[o bu dy kɛ le balo] (interj. ferrov. IDIO.)
Pour envoyer promener le briseur-menu, le langage suranné a prévu le très policier et assez peu policé circulez, y’a rien à voir.
Le fauteur de trouble sur voie publique entend généralement la chose et débarrasse le plancher illico, son intuition ou son expérience lui indiquant que le prochain avertissement sera fait à la gomme à effacer le sourire.
N’y voyant certainement pas assez de mesure et de politesse, cette même langue a aussi prévu le plus cheminot au bout du quai les ballots. La formule n’en reste pas moins une façon d’éconduire l’importun en l’orientant dans une direction où il pourra aller voir si son interlocuteur y est. Certes l’absence d’un verbe conjugué à l’impératif atténue la pression, mais le terme ballot qui désigne évidemment le gêneur est tout de même un soufflet bien senti.
Au bout du quai les ballots arrive dans le langage par le train de 7h42, voie B, quatre minutes d’arrêt, et sa cohorte de badauds venus admirer la Mikado 141R et son panache de vapeur. Les casse-pieds qui montent sur ceux du chef de gare allant jusqu’à lui couper le sifflet, vont se voir rabroués avec ce technique au bout du quai les ballots qui s’étendra rapidement à toute situation du même genre, hors réseau ferré national s’entend.
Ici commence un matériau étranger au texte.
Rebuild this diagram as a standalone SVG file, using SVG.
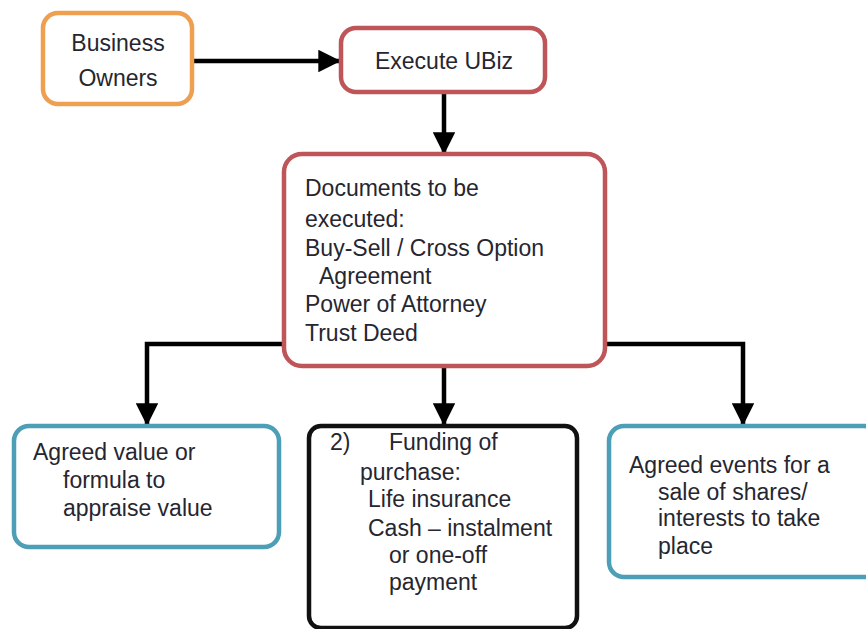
<svg xmlns="http://www.w3.org/2000/svg" width="866" height="629" viewBox="0 0 866 629">
<style>
.box{fill:#fff;stroke-width:4.5}
.orange{stroke:#EE9F4F}
.red{stroke:#BD5559}
.teal{stroke:#4C9FB6}
.black{stroke:#111}
text{font-family:"Liberation Sans",Arial,sans-serif;font-size:23px;fill:#262630}
.c{text-anchor:middle}
.conn{fill:none;stroke:#000;stroke-width:4.5}
</style>
<defs>
<marker id="ah" markerWidth="5" markerHeight="5" refX="4.6" refY="2.5" orient="auto" markerUnits="strokeWidth">
<path d="M0,0 L5,2.5 L0,5 Z" fill="#000"/>
</marker>
</defs>
<rect width="866" height="629" fill="#fff"/>
<g id="connectors">
<path class="conn" d="M193,61 H339" marker-end="url(#ah)"/>
<path class="conn" d="M444,92 V153" marker-end="url(#ah)"/>
<path class="conn" d="M283,344 H147 V424" marker-end="url(#ah)"/>
<path class="conn" d="M444,367 V424" marker-end="url(#ah)"/>
<path class="conn" d="M605,344 H743 V424" marker-end="url(#ah)"/>
</g>
<g id="business-owners">
<rect class="box orange" x="43" y="13" width="149" height="91" rx="15"/>
<text class="c" x="118" y="51">Business</text>
<text class="c" x="118" y="86">Owners</text>
</g>
<g id="execute-ubiz">
<rect class="box red" x="341" y="28" width="204" height="64" rx="15"/>
<text class="c" x="444" y="69">Execute UBiz</text>
</g>
<g id="documents">
<rect class="box red" x="284" y="154" width="321" height="212" rx="18"/>
<text x="305" y="196">Documents to be</text>
<text x="305" y="227">executed:</text>
<text x="305" y="256">Buy-Sell / Cross Option</text>
<text x="319" y="284">Agreement</text>
<text x="305" y="312">Power of Attorney</text>
<text x="305" y="341">Trust Deed</text>
</g>
<g id="agreed-value">
<rect class="box teal" x="14" y="426" width="265" height="121" rx="15"/>
<text x="33" y="460">Agreed value or</text>
<text x="63" y="488">formula to</text>
<text x="63" y="516">appraise value</text>
</g>
<g id="funding">
<rect class="box black" x="309" y="426" width="268" height="202" rx="12"/>
<text x="330" y="450">2)</text>
<text x="389" y="450">Funding of</text>
<text x="360" y="480">purchase:</text>
<text x="368" y="507">Life insurance</text>
<text x="368" y="536">Cash – instalment</text>
<text x="389" y="563">or one-off</text>
<text x="389" y="590">payment</text>
</g>
<g id="agreed-events">
<rect class="box teal" x="609" y="426" width="270" height="151" rx="15"/>
<text x="629" y="473">Agreed events for a</text>
<text x="658" y="500">sale of shares/</text>
<text x="658" y="526">interests to take</text>
<text x="658" y="554">place</text>
</g>
</svg>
Il nous faut préciser que dans ces années surannées la Société Nationale des Chemins de fer Français jouit d’un certain prestige – le train c’est le progrès – et diffuse ainsi fortement son sociolecte dans la société civile¹.
Au bout du quai les ballots est donc initialement une invitation à aller se ranger au niveau du fourgon à bagages, là où doivent se trouver les ballots et autres trucs encombrants. Ici ce sont les premières classes fréquentées par le beau monde, pour les gredins et les idiots, voyez là-bas après la troisième classe.
L’arrivée de la 1 Bo de la Compagnie des Chemins de fer de Paris à Lyon et à la Méditerranée, prototype de locomotive électrique alimentée en 360 V par accumulateurs, fascinera elle aussi le promeneur qui se fait repousser à grands coups de au bout du quai les ballots, asseyant l’expression pour ce qui s’annonce alors comme une éternité.
Mais une idéologie moderne promouvant l’efficacité et la rentabilité en tout (y compris en acheminement de colis et paquets qui pour leur part n’avaient rien demandé, mais ceci est une autre histoire), va pousser au bout du quai les ballots dans l’oubli suranné.
La création du SERNAM (SERvice NAtional des Messageries) par de zélés gestionnaires va faire quitter les quais à toutes les marchandises pour les contraindre à se cacher dans des zones obscures de la ville où pas un curieux ne s’aventure pour admirer les trains et encombrer les quais.
Plus de raison de vociférer au bout du quai les ballots ! Allez hop, circulez, y’a rien à voir.